- [Required task]:
Gather the lines from the material that contain "Output".

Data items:

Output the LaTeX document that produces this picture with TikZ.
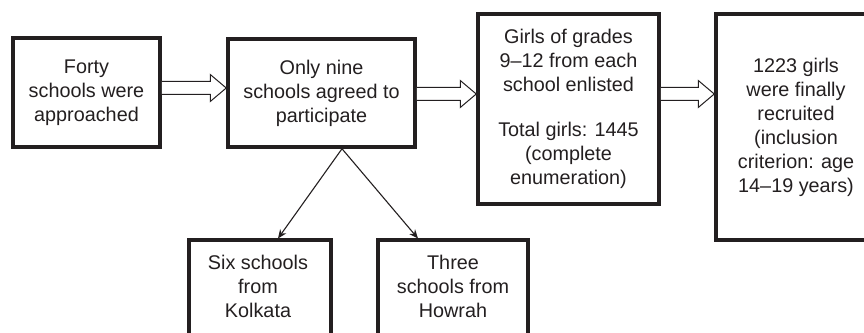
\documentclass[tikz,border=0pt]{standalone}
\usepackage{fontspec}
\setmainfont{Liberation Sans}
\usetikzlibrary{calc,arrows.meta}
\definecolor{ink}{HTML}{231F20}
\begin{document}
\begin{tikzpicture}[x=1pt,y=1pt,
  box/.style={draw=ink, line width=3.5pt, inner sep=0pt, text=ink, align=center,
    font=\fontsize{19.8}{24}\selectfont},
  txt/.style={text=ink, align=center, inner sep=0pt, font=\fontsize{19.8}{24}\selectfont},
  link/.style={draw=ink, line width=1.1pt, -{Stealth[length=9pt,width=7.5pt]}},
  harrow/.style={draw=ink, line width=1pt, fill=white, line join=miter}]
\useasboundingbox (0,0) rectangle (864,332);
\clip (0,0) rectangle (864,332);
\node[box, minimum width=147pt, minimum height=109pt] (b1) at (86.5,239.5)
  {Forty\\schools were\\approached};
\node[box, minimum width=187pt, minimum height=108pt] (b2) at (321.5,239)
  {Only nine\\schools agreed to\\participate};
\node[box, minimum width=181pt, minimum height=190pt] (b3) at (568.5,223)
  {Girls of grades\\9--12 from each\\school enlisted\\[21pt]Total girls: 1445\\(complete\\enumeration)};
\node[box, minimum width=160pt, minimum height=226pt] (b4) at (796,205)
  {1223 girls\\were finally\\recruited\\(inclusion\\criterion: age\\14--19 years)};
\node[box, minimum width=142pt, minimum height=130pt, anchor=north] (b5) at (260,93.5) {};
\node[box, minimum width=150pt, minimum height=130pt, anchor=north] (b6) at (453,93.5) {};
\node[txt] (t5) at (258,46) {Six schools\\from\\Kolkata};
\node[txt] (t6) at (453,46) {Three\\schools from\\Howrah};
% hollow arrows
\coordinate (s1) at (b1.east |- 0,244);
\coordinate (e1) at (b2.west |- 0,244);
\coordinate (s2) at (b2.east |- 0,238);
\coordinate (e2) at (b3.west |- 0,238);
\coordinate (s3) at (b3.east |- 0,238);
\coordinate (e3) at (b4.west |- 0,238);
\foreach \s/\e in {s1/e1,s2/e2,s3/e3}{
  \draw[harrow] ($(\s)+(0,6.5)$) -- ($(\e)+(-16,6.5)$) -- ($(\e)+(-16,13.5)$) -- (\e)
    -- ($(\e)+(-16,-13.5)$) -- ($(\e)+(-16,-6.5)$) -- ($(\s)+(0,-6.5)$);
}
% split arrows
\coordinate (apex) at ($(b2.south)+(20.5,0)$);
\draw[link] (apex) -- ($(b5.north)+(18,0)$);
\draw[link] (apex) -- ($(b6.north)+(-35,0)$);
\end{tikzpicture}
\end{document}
---
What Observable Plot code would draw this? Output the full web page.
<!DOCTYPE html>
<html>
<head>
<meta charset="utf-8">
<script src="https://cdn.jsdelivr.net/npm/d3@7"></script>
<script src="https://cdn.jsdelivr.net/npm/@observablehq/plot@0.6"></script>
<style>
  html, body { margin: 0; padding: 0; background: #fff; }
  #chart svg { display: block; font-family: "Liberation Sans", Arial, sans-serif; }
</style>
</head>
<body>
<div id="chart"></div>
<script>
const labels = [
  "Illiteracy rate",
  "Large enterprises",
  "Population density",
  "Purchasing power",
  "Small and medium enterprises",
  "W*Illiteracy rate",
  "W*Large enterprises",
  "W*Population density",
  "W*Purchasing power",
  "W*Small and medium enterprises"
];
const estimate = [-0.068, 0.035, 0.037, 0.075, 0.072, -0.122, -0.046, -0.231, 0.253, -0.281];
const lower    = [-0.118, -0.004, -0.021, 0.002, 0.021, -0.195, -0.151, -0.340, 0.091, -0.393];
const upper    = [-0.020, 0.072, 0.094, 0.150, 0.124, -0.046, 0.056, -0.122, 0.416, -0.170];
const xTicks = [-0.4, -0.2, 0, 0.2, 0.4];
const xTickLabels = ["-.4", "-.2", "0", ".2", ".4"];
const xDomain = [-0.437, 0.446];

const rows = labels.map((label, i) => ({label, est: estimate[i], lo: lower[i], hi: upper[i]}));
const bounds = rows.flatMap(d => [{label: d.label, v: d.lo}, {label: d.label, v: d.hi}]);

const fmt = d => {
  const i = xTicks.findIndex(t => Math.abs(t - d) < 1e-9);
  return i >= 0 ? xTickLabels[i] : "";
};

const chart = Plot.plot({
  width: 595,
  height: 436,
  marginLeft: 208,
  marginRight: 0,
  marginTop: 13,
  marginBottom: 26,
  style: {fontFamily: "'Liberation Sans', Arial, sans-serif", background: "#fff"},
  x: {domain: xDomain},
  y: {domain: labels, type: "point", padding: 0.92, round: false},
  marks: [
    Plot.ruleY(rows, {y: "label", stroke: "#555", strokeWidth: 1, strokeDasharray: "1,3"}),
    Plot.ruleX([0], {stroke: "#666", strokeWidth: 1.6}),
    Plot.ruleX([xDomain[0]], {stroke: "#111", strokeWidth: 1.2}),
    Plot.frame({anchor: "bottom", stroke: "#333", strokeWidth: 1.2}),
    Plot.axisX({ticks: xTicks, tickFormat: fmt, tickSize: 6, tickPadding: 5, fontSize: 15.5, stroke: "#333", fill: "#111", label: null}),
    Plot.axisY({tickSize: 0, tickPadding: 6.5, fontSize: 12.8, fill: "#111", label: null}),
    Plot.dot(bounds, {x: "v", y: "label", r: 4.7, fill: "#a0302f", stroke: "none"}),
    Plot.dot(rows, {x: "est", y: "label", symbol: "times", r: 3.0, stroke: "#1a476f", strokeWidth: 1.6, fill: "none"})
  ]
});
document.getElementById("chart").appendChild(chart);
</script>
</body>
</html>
* * *
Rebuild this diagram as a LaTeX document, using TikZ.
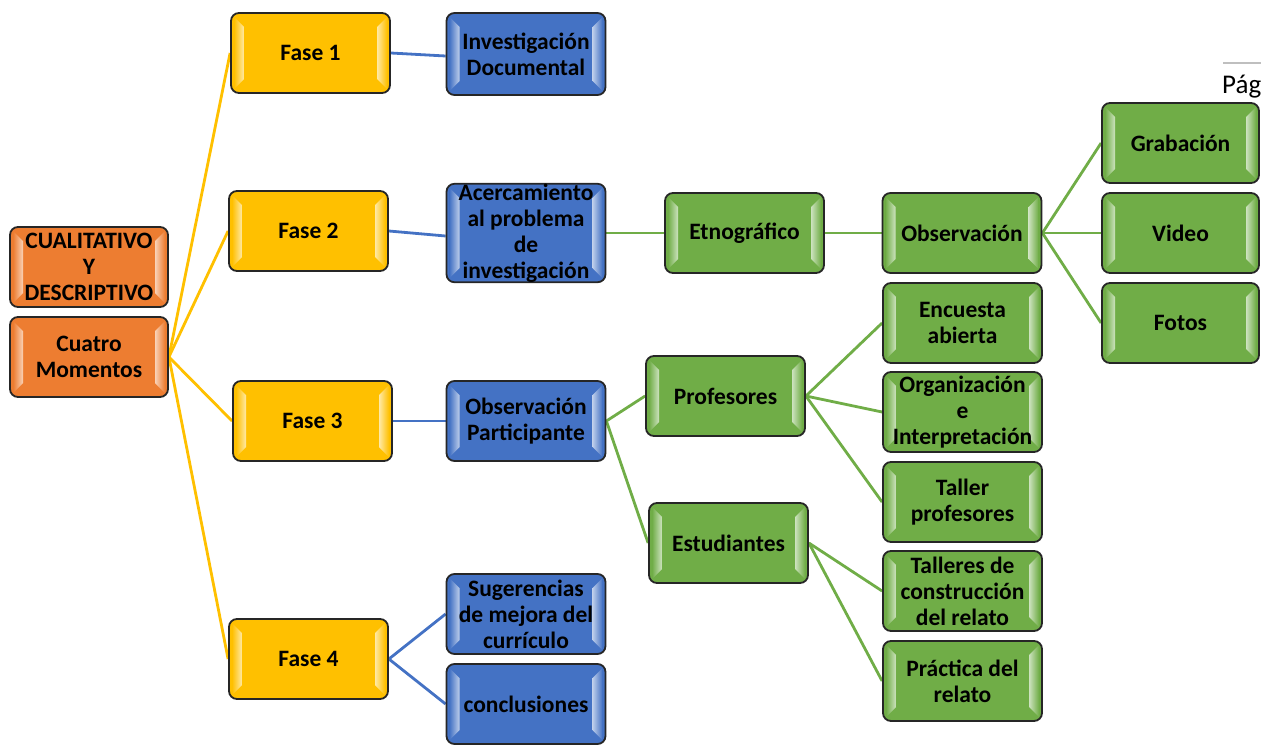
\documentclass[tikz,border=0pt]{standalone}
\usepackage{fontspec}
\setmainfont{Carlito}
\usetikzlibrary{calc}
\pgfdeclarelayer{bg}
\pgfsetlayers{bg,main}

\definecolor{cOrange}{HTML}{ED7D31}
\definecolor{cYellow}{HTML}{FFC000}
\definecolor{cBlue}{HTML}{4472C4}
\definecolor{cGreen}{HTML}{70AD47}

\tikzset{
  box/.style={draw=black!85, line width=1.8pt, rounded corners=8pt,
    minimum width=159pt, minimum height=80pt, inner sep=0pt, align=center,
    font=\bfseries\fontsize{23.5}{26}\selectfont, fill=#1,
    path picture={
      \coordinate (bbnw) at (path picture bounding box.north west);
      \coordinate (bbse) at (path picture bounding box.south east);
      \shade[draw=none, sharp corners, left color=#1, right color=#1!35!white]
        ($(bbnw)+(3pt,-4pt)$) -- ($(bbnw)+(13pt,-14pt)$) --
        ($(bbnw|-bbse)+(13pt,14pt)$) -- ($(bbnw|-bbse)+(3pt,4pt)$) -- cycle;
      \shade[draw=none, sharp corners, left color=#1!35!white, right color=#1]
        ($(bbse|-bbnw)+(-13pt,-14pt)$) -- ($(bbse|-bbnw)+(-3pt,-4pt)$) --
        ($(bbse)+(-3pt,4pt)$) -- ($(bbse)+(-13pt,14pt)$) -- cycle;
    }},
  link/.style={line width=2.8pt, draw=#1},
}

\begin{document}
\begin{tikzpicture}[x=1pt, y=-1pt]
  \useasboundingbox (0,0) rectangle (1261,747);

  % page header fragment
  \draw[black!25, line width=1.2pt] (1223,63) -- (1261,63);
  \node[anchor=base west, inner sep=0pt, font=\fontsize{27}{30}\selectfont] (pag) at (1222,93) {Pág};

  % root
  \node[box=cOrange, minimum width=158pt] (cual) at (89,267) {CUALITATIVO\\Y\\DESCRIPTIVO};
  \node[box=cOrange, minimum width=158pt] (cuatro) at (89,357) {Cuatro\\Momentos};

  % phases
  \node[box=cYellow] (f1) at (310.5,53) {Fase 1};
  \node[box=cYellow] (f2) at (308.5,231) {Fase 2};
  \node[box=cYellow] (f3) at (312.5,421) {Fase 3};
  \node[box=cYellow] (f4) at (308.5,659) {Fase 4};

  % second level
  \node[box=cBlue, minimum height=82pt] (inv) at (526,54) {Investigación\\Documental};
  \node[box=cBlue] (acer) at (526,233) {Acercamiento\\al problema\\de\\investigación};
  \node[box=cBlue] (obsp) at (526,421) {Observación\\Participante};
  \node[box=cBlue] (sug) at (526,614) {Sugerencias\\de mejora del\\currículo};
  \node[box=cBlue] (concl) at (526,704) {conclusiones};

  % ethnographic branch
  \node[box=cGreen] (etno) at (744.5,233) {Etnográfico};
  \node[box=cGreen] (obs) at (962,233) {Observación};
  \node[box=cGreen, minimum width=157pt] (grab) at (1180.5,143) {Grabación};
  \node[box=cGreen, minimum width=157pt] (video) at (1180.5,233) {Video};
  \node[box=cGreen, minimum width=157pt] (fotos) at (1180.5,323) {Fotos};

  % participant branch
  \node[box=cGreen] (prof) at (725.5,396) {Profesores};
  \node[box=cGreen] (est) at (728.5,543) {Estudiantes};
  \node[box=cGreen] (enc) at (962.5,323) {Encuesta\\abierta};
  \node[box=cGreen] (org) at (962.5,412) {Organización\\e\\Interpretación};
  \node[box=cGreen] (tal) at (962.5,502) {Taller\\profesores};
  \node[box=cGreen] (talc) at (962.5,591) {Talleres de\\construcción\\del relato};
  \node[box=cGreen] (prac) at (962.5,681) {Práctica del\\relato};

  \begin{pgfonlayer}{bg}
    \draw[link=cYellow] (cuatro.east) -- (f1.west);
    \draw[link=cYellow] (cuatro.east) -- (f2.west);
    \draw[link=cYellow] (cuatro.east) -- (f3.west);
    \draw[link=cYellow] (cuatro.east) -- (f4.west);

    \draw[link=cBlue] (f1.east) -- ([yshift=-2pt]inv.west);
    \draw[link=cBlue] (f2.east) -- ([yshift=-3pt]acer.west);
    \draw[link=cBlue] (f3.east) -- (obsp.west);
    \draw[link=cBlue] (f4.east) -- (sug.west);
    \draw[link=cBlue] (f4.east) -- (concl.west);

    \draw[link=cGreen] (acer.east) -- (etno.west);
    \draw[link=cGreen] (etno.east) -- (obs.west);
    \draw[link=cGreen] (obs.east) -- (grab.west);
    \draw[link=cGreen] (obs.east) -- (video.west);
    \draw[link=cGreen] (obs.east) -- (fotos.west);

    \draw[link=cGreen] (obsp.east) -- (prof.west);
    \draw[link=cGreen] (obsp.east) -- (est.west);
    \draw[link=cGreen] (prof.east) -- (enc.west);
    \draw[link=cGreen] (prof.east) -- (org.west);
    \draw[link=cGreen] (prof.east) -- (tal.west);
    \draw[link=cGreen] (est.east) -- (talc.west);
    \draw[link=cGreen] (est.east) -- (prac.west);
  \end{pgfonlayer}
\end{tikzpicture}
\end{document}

- [The result]:
Output the LaTeX document that produces this picture with TikZ.
What Observable Plot code would draw this? Output the full web page.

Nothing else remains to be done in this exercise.